I won't (haven't, now, as of yesterday, hehe!) flat-out tell my players they're minions.Nightchill said:I'm happy for the players to know. As combat veterans I assume their characters will have some knowledge of how tough/clever an opponent is from his stance, equipment, spatial awareness etc etc. So for humanoid opponents, the peons should be fairly evident.
For non-humanoid/monstrous/aberration opponents? Hm..
I won't go to excessive lengths to disguise them, though.

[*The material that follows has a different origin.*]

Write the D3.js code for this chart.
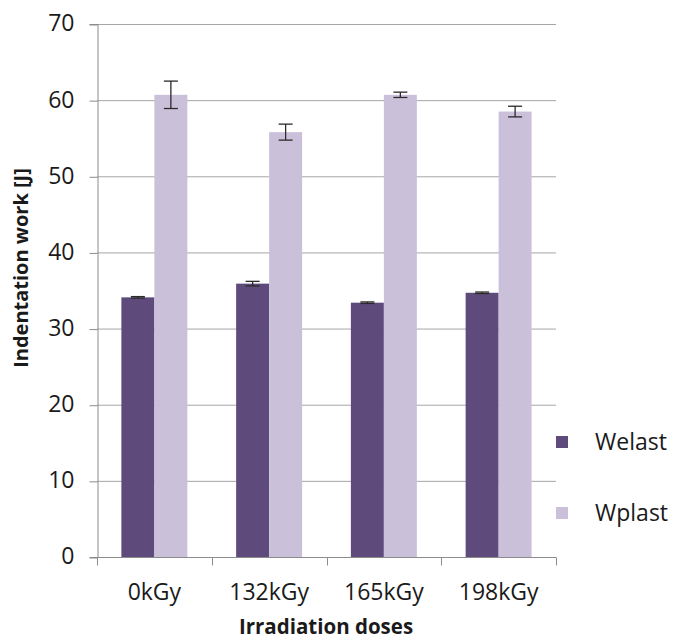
<!DOCTYPE html>
<html>
<head>
<meta charset="utf-8">
<script src="https://cdn.jsdelivr.net/npm/d3@7/dist/d3.min.js"></script>
<style>
  html, body { margin: 0; padding: 0; background: #fff; }
  svg { display: block; }
  text { font-family: "Open Sans", sans-serif; fill: #1a1a1a; }
</style>
</head>
<body>
<svg id="chart" width="673" height="641"></svg>
<script>
const categories = ["0kGy", "132kGy", "165kGy", "198kGy"];
const seriesNames = ["Welast", "Wplast"];
const welast = [34.1, 35.9, 33.4, 34.7];
const welastErr = [0.1, 0.3, 0.1, 0.1];
const wplast = [60.7, 55.8, 60.7, 58.5];
const wplastErr = [1.8, 1.05, 0.35, 0.7];
const yTicks = [0, 10, 20, 30, 40, 50, 60, 70];
const colors = ["#5f4b7b", "#cbc0da"];

const svg = d3.select("#chart");
const plotLeft = 97, plotRight = 556, plotTop = 24, plotBottom = 557;

const y = d3.scaleLinear().domain([0, 70]).range([plotBottom, plotTop]);
const x0 = d3.scaleBand().domain(categories).range([plotLeft, plotRight])
  .paddingInner(0.425).paddingOuter(0.2125);
const x1 = d3.scaleBand().domain(seriesNames).range([0, x0.bandwidth()]);
const color = d3.scaleOrdinal().domain(seriesNames).range(colors);

// gridlines
svg.append("g").selectAll("line").data(yTicks.filter(d => d > 0)).join("line")
  .attr("x1", plotLeft).attr("x2", plotRight)
  .attr("y1", d => y(d) + 0.5).attr("y2", d => y(d) + 0.5)
  .attr("stroke", "#a6a6a6").attr("stroke-width", 1);

// y axis
const yAxis = svg.append("g").attr("transform", `translate(${plotLeft + 0.5},0)`)
  .call(d3.axisLeft(y).tickValues(yTicks).tickSize(8).tickPadding(15).tickFormat(d3.format("d")));
yAxis.select(".domain").attr("stroke", "#8c8c8c");
yAxis.selectAll(".tick line").attr("stroke", "#8c8c8c").attr("transform", "translate(0,0.5)");
yAxis.selectAll(".tick text").attr("font-size", 23).attr("font-family", "Open Sans")
  .attr("fill", "#1a1a1a").attr("dy", "0.3em");

// data
const data = categories.map((c, i) => ({
  cat: c,
  vals: [
    { s: "Welast", v: welast[i], e: welastErr[i] },
    { s: "Wplast", v: wplast[i], e: wplastErr[i] }
  ]
}));

const groups = svg.append("g").selectAll("g").data(data).join("g")
  .attr("transform", d => `translate(${x0(d.cat)},0)`);

groups.selectAll("rect").data(d => d.vals).join("rect")
  .attr("x", d => x1(d.s)).attr("width", x1.bandwidth())
  .attr("y", d => y(d.v)).attr("height", d => y(0) - y(d.v))
  .attr("fill", d => color(d.s));

// error bars
const eb = groups.selectAll("g.err").data(d => d.vals).join("g").attr("class", "err");
eb.append("line")
  .attr("x1", d => x1(d.s) + x1.bandwidth() / 2).attr("x2", d => x1(d.s) + x1.bandwidth() / 2)
  .attr("y1", d => y(d.v + d.e)).attr("y2", d => y(d.v - d.e))
  .attr("stroke", "#2a2a2a").attr("stroke-width", 1.3);
eb.append("line")
  .attr("x1", d => x1(d.s) + x1.bandwidth() / 2 - 7).attr("x2", d => x1(d.s) + x1.bandwidth() / 2 + 7)
  .attr("y1", d => y(d.v + d.e)).attr("y2", d => y(d.v + d.e))
  .attr("stroke", "#2a2a2a").attr("stroke-width", 1.3);
eb.append("line")
  .attr("x1", d => x1(d.s) + x1.bandwidth() / 2 - 7).attr("x2", d => x1(d.s) + x1.bandwidth() / 2 + 7)
  .attr("y1", d => y(d.v - d.e)).attr("y2", d => y(d.v - d.e))
  .attr("stroke", "#2a2a2a").attr("stroke-width", 1.3);

// x axis
const xTickScale = d3.scaleLinear().domain([0, categories.length]).range([plotLeft, plotRight]);
const xAxisG = svg.append("g").attr("transform", `translate(0,${plotBottom + 0.5})`);
xAxisG.append("line").attr("x1", plotLeft).attr("x2", plotRight).attr("stroke", "#8c8c8c");
xAxisG.selectAll("line.tk").data(d3.range(categories.length + 1)).join("line").attr("class", "tk")
  .attr("x1", d => Math.round(xTickScale(d)) + 0.5).attr("x2", d => Math.round(xTickScale(d)) + 0.5)
  .attr("y1", 0).attr("y2", 8).attr("stroke", "#8c8c8c");
xAxisG.selectAll("text").data(categories).join("text")
  .attr("x", d => x0(d) + x0.bandwidth() / 2).attr("y", 42)
  .attr("text-anchor", "middle").attr("font-size", 23).text(d => d);

// axis titles
svg.append("text").attr("x", 326).attr("y", 634).attr("text-anchor", "middle")
  .attr("font-size", 20.5).attr("font-weight", "bold").text("Irradiation doses");
svg.append("text").attr("transform", "translate(28,268) rotate(-90)").attr("text-anchor", "middle")
  .attr("font-size", 20).attr("font-weight", "bold").text("Indentation work [J]");

// legend
const legend = svg.append("g").selectAll("g").data(seriesNames).join("g")
  .attr("transform", (d, i) => `translate(556,${436 + i * 71})`);
legend.append("rect").attr("width", 12).attr("height", 12).attr("fill", d => color(d));
legend.append("text").attr("x", 39).attr("y", 6).attr("dy", "0.35em")
  .attr("font-size", 23).text(d => d);
</script>
</body>
</html>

What I found myself doing was using markers (damn random minis!) to distinguish enemies by type (when recognizably different -- these have slings, these have shields, these have spears, etc.) accurately. I go ahead and roll a die for "damage" when I attack with them, but ignore it and make sure the damage is behind my screen so it's not ridiculously apparent that I'm doing so. I think after the 2nd or 3rd out of 5 minions in the first encounter, at least one of my players caught on that the blue tokens were dropping like flies.
Of course, next encounter, I'll be mixing it up and changing the color on them. But as has been mentioned, the astute among them will probably notice that, gosh, there are a lot of brown ones.

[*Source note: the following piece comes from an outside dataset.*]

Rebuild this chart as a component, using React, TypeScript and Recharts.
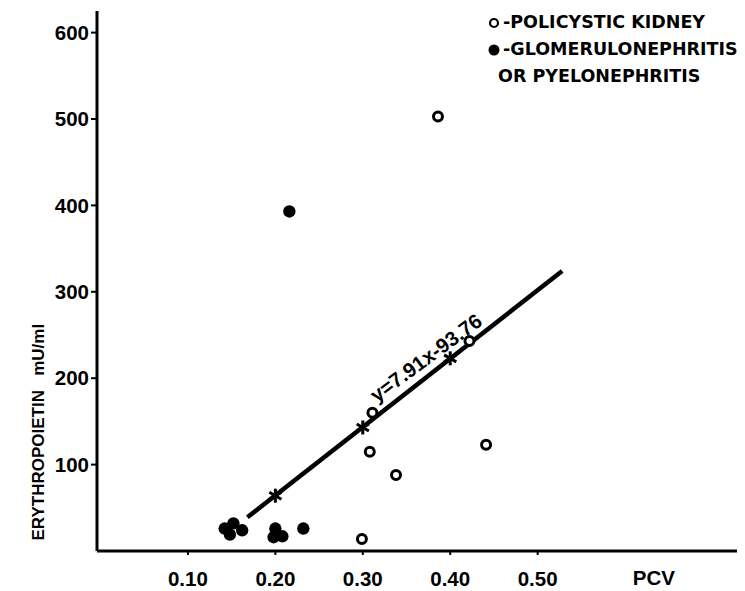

Eventually, when it becomes apparent that they're becoming comfortable with estimating minion status by number, I'll start dividing the minions into two types (either fluff-wise or mechanically), for instance, or design encounters where the standard monsters outnumber the minions occasionally (I'll have a largish group, so I think this will be doable).
But I don't forsee going to drastic measures like actually converting damage to rolls, or anything that would mitigate the time savings of using minions to begin with.